Singles and Versions: Early versions of the album have an orange cover and lack the track “Luminal” – the versions with this track included are known as ‘Sequencer:Beta’. The initial US version also lacks this track, but bundles the ‘Stalker’ EP, available separately in Europe. This EP has a very different Club version of “Stalker”, replacing the octave bassline with a production style closer to “Figurehead”. There’s also a couple of exclusive tracks, with the noisy “Babel” appearing in their live sets from time to time and a favourite amongst some long-time fans, but I never got what the fuss was about.
The ‘Figurehead’ single has two of the most essential Covenant tracks of all. Both the title track and “Speed” both get significant overhauls of their own, both receiving a ‘looser’ production style that allows both tracks to escape from the tight confines of their original mixes and really fly, with the choruses of each track in particular upping the anthem quotient substantially. This single was released in the USA as the “Theremin EP”, adding a few tracks missing from the American version of ‘Cryotank’, including the club mix of “Theremin” and the essential “Void”. If you’re the kind not to bother with ‘singles’, break that rule for a moment, as one of these is essential for any Covenant collection worthy of the name.

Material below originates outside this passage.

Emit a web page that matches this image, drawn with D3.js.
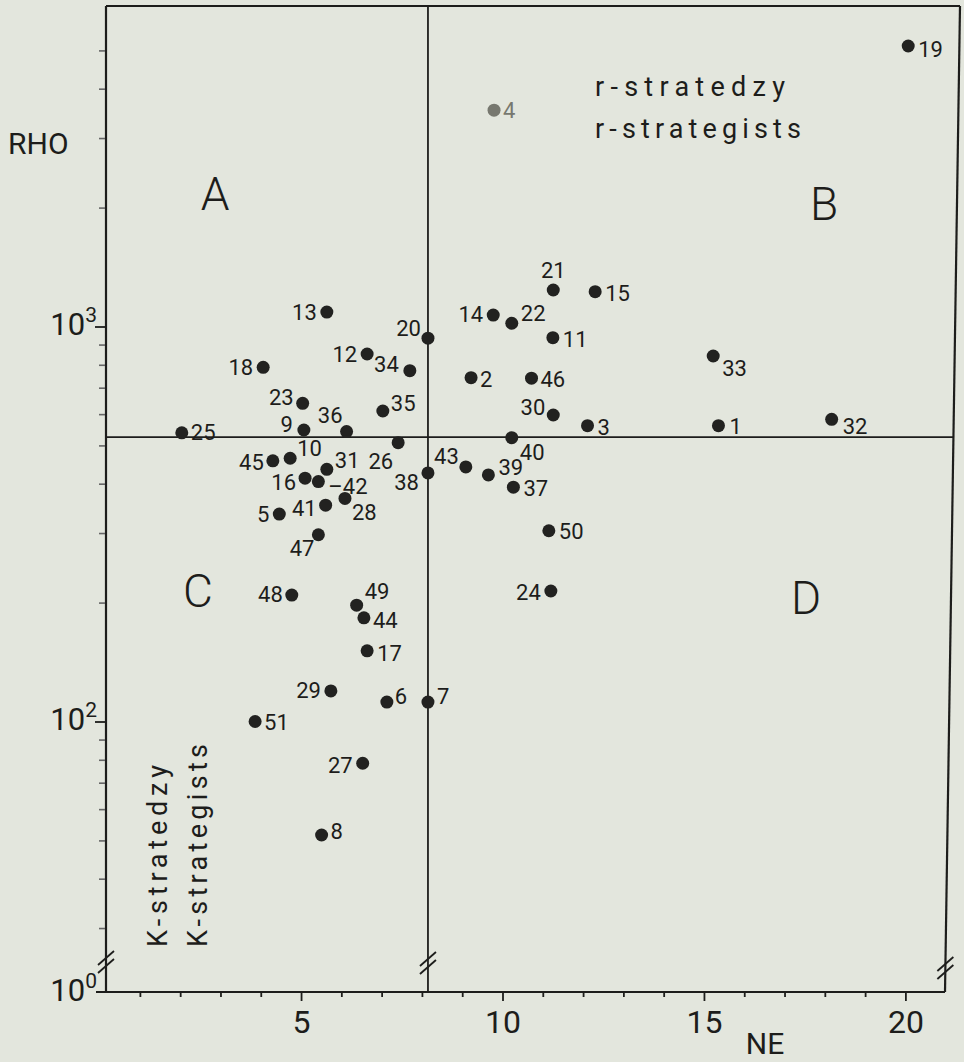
<!DOCTYPE html>
<html>
<head>
<meta charset="utf-8">
<script src="https://cdn.jsdelivr.net/npm/d3@7"></script>
<style>
  html, body { margin: 0; padding: 0; background: #e3e6dd; }
  svg { display: block; }
  text { font-family: Roboto, "Liberation Sans", "DejaVu Sans", sans-serif; fill: #1d1d1b; }
</style>
</head>
<body>
<svg id="chart" width="964" height="1062"></svg>
<script>
// Species numbers and their NE / RHO values
const speciesIds = d3.range(1, 52);
const neValues = [
  15.36, 9.22, 12.11, 9.79, 4.46, 7.13, 8.15, 5.51, 5.07, 4.73,
  11.25, 6.64, 5.64, 9.77, 12.30, 5.10, 6.64, 4.06, 20.07, 8.15,
  11.26, 10.23, 5.04, 11.20, 2.04, 7.41, 6.53, 6.09, 5.74, 11.26,
  5.64, 18.17, 15.23, 7.70, 7.03, 6.13, 10.27, 8.15, 9.65, 10.23,
  5.61, 5.43, 9.09, 6.56, 4.30, 10.72, 5.43, 4.77, 6.38, 11.15,
  3.86
];
const rhoValues = [
  561, 742, 561, 3530, 335, 112, 112, 51.6, 547, 464,
  937, 852, 1088, 1069, 1225, 413, 151, 788, 5130, 934,
  1237, 1019, 639, 214, 538, 508, 78.4, 367, 119.5, 597,
  435, 582, 842, 773, 611, 542, 392, 426, 421, 523,
  353, 405, 441, 183, 457, 740, 297, 209, 197, 304,
  100
];

// Quadrant boundaries
const dividerNE = 8.15;
const dividerRHO = 525;

// Axis labelling
const xTickValues = d3.range(1, 21);
const xTickLabels = [5, 10, 15, 20];
const yLabelPowers = [0, 2, 3];
const yMinorTicks = [30, 40, 50, 60, 70, 80, 90, 200, 300, 400, 500, 600, 700, 800, 900, 2000, 3000, 4000, 5000];
const quadrantNames = ["A", "B", "C", "D"];
const groupLabelsR = ["r-stratedzy", "r-strategists"];
const groupLabelsK = ["K-stratedzy", "K-strategists"];

// ---- layout ----
// the right edge of the hand-drawn frame leans slightly inward at the bottom
const frame = { left: 106, rightTop: 960, rightBottom: 945, top: 6, bottom: 992 };
const ink = "#1d1d1b";

const x = d3.scaleLinear().domain([0, 20]).range([99.6, 905.4]);
const y = d3.scaleLog().domain([100, 1000]).range([721.5, 326.5]);

// right frame edge at a given height
const rightEdgeAt = py => frame.rightTop + (frame.rightBottom - frame.rightTop) * (py - frame.top) / (frame.bottom - frame.top);

// label offsets from each dot: [dx, dy, anchor]
const labelPlacement = {
  1: [11, 8, "start"], 2: [9, 9, "start"], 3: [10, 9, "start"], 4: [9, 8, "start"],
  5: [-10, 8, "end"], 6: [8, 2, "start"], 7: [9, 2, "start"], 8: [9, 4, "start"],
  9: [-11, 2, "end"], 10: [7, -2, "start"], 11: [10, 9, "start"], 12: [-10, 8, "end"],
  13: [-10, 8, "end"], 14: [-10, 7, "end"], 15: [10, 9, "start"], 16: [-9, 12, "end"],
  17: [10, 10, "start"], 18: [-10, 8, "end"], 19: [10, 11, "start"], 20: [-7, -2, "end"],
  21: [0, -12, "middle"], 22: [9, -2, "start"], 23: [-9, 2, "end"], 24: [-10, 9, "end"],
  25: [9, 7, "start"], 26: [-5, 26, "end"], 27: [-10, 10, "end"], 28: [7, 21.5, "start"],
  29: [-10, 7, "end"], 30: [-8, 0, "end"], 31: [8, -1, "start"], 32: [11, 15, "start"],
  33: [9, 20, "start"], 34: [-11, 1, "end"], 35: [8, 0, "start"], 36: [-4, -9, "end"],
  37: [10, 9, "start"], 38: [-9, 17, "end"], 39: [10, 0, "start"], 40: [8, 22, "start"],
  41: [-9, 11, "end"], 42: [10, 12.5, "start"], 43: [-7, -3, "end"], 44: [9, 10, "start"],
  45: [-9, 9, "end"], 46: [9, 9, "start"], 47: [-4, 21, "end"], 48: [-9, 7, "end"],
  49: [8, -6, "start"], 50: [10, 8, "start"], 51: [9, 8, "start"]
};
const labelLeader = { 42: "\u2013" };
const faintIds = new Set([4]);

const quadrantPos = [[215, 210], [824, 220], [198, 607], [806, 614]];

const svg = d3.select("#chart");
svg.append("rect").attr("width", 964).attr("height", 1062).attr("fill", "#e3e6dd");

// ---- frame ----
const frameG = svg.append("g").attr("stroke", ink).attr("stroke-width", 2.2).attr("fill", "none");
frameG.append("line").attr("x1", frame.left).attr("x2", frame.left).attr("y1", frame.top).attr("y2", frame.bottom);
frameG.append("line").attr("x1", frame.left - 10).attr("x2", frame.rightBottom).attr("y1", frame.bottom).attr("y2", frame.bottom);
frameG.append("line").attr("x1", frame.left).attr("x2", frame.rightTop).attr("y1", frame.top).attr("y2", frame.top);
frameG.append("line").attr("x1", frame.rightTop).attr("x2", frame.rightBottom).attr("y1", frame.top).attr("y2", frame.bottom);

// quadrant dividers
frameG.append("line").attr("stroke-width", 1.8)
  .attr("x1", x(dividerNE)).attr("x2", x(dividerNE)).attr("y1", frame.top).attr("y2", frame.bottom);
frameG.append("line").attr("stroke-width", 1.8)
  .attr("x1", frame.left).attr("x2", rightEdgeAt(y(dividerRHO)))
  .attr("y1", y(dividerRHO)).attr("y2", y(dividerRHO));

// axis break marks
function breakMark(cx, cy) {
  const g = svg.append("g").attr("stroke", ink).attr("stroke-width", 1.8);
  [-4, 4].forEach(o => {
    g.append("line").attr("x1", cx - 8).attr("y1", cy + o + 7).attr("x2", cx + 8).attr("y2", cy + o - 7);
  });
}
breakMark(frame.left, 962);
breakMark(x(dividerNE), 963);
breakMark(rightEdgeAt(968), 968);

// ---- y axis ticks (log minor ticks and decade ticks) ----
const yAxisMinor = d3.axisLeft(y).tickValues(yMinorTicks).tickSize(6).tickFormat("");
const gyMinor = svg.append("g").attr("transform", `translate(${frame.left - 1},0)`).call(yAxisMinor);
gyMinor.select(".domain").remove();
gyMinor.selectAll(".tick line").attr("stroke", "#666").attr("stroke-width", 1.6);

const yAxisMajor = d3.axisLeft(y).tickValues([100, 1000]).tickSize(10).tickFormat("");
const gyMajor = svg.append("g").attr("transform", `translate(${frame.left - 1},0)`).call(yAxisMajor);
gyMajor.select(".domain").remove();
gyMajor.selectAll(".tick line").attr("stroke", ink).attr("stroke-width", 1.8);

// decade labels (10^0 sits on the broken bottom of the axis)
yLabelPowers.forEach(p => {
  const py = p === 0 ? frame.bottom + 9 : y(Math.pow(10, p)) + 8;
  const t = svg.append("text").attr("x", 97).attr("y", py).attr("text-anchor", "end")
    .style("font-size", "31px");
  t.append("tspan").text("10");
  t.append("tspan").attr("dy", -13).style("font-size", "21px").text(String(p));
});

// ---- x axis ticks ----
const xAxisMinor = d3.axisBottom(x).tickValues(xTickValues).tickSize(4).tickFormat("");
const gx = svg.append("g").attr("transform", `translate(0,${frame.bottom + 1})`).call(xAxisMinor);
gx.select(".domain").remove();
gx.selectAll(".tick line").attr("stroke", ink).attr("stroke-width", 1.8)
  .attr("y2", d => xTickLabels.includes(d) ? 8 : 4);

const xAxisLabels = d3.axisBottom(x).tickValues(xTickLabels).tickSize(0).tickPadding(14);
const gxl = svg.append("g").attr("transform", `translate(0,${frame.bottom + 1})`).call(xAxisLabels);
gxl.select(".domain").remove();
gxl.selectAll(".tick text").attr("dy", 0).attr("y", 40)
  .style("font-size", "32px").attr("fill", ink)
  .style("font-family", "Roboto, 'Liberation Sans', sans-serif");

// axis titles
svg.append("text").attr("x", 765).attr("y", 1054).attr("text-anchor", "middle")
  .style("font-size", "30px").text("NE");
svg.append("text").attr("x", 8).attr("y", 154).style("font-size", "30px").text("RHO");

// ---- quadrant letters ----
svg.selectAll("text.quad").data(quadrantNames).join("text")
  .attr("class", "quad")
  .attr("x", (d, i) => quadrantPos[i][0]).attr("y", (d, i) => quadrantPos[i][1])
  .attr("text-anchor", "middle").style("font-size", "46px").style("font-weight", 300)
  .text(d => d);

// ---- strategy group labels ----
svg.selectAll("text.rlab").data(groupLabelsR).join("text")
  .attr("class", "rlab")
  .attr("x", 595).attr("y", (d, i) => 96 + i * 42)
  .attr("textLength", (d, i) => i === 0 ? 190 : 206).attr("lengthAdjust", "spacing")
  .style("font-size", "27px").text(d => d);

svg.selectAll("text.klab").data(groupLabelsK).join("text")
  .attr("class", "klab")
  .attr("transform", (d, i) => `translate(${167 + i * 40},947) rotate(-90)`)
  .attr("textLength", (d, i) => i === 0 ? 182 : 203).attr("lengthAdjust", "spacing")
  .style("font-size", "27px").text(d => d);

// ---- points ----
const points = speciesIds.map((id, i) => ({ id, ne: neValues[i], rho: rhoValues[i] }));

svg.append("g").selectAll("circle").data(points).join("circle")
  .attr("cx", d => x(d.ne)).attr("cy", d => y(d.rho)).attr("r", 6.5)
  .attr("fill", d => faintIds.has(d.id) ? "#77786f" : "#222220");

svg.append("g").selectAll("text").data(points).join("text")
  .attr("x", d => x(d.ne) + labelPlacement[d.id][0])
  .attr("y", d => y(d.rho) + labelPlacement[d.id][1])
  .attr("text-anchor", d => labelPlacement[d.id][2])
  .style("font-size", "22px")
  .style("fill", d => faintIds.has(d.id) ? "#77786f" : ink)
  .text(d => (labelLeader[d.id] || "") + d.id);
</script>
</body>
</html>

Two years later we heard Europa, which saw the Covenant sound partway through it’s first real evolution. Tracks like Leviathan and Riot are still based around the concept of songs-emerging-from-ferocious-loops-of-noise, but there’s more evidence of a more accessible, synthpoppier production style elsewhere. One could lazily compare such synthetic melodics to Kraftwerk or the more tuneful forms of early EBM, but there’s still something distinctively Covenant going on here. The throbbing bass and muted synth chimes of Tension that open the album couldn’t have been done this way by anyone else – it’s just odd to hear a Covenant album not open up with some almighty blast of noise. They are showing more restraint, but it’s not to the detriment of the music.
I have to admit that the middle part of the album has never appealed to me, with some less-than-inspiring songwriting, the sole Clas-credited composition, ever (Wind Of The North) a definite low point. It’s the final three songs that really tell us where Covenant are heading. Final Man is their first out-and-out pop song, a sign of what was to come on the next album. Go Film is a dense, spoken-word affair with a surprisingly spiritual subject matter, and the closer Wall Of Sound is a drawn-out combination of plink-plonk synths, vocoders and tight rhythm loops. It ends an album that, like all Covenant releases, has it’s followers, even if it’s the least favoured of their early albums in subsequent live shows. It’s still an important part of their musical development, as it was the stepping stone to the sound that defined their best-known songs.
Singles and Versions: “Final Man” was released as a single with two marginal reworks and two B-side tracks, none are essential. More interesting is the 7-track “Euro EP”, with three alternate versions apiece for “Tension” and “Go Film” plus the curiosity “Consumer”. Some of these (like the Disco Calculi versions) deviate too far off into synth noodling, but more upbeat takes, like the “Hard version” of “Go Film” will be of interest to DJs in particular.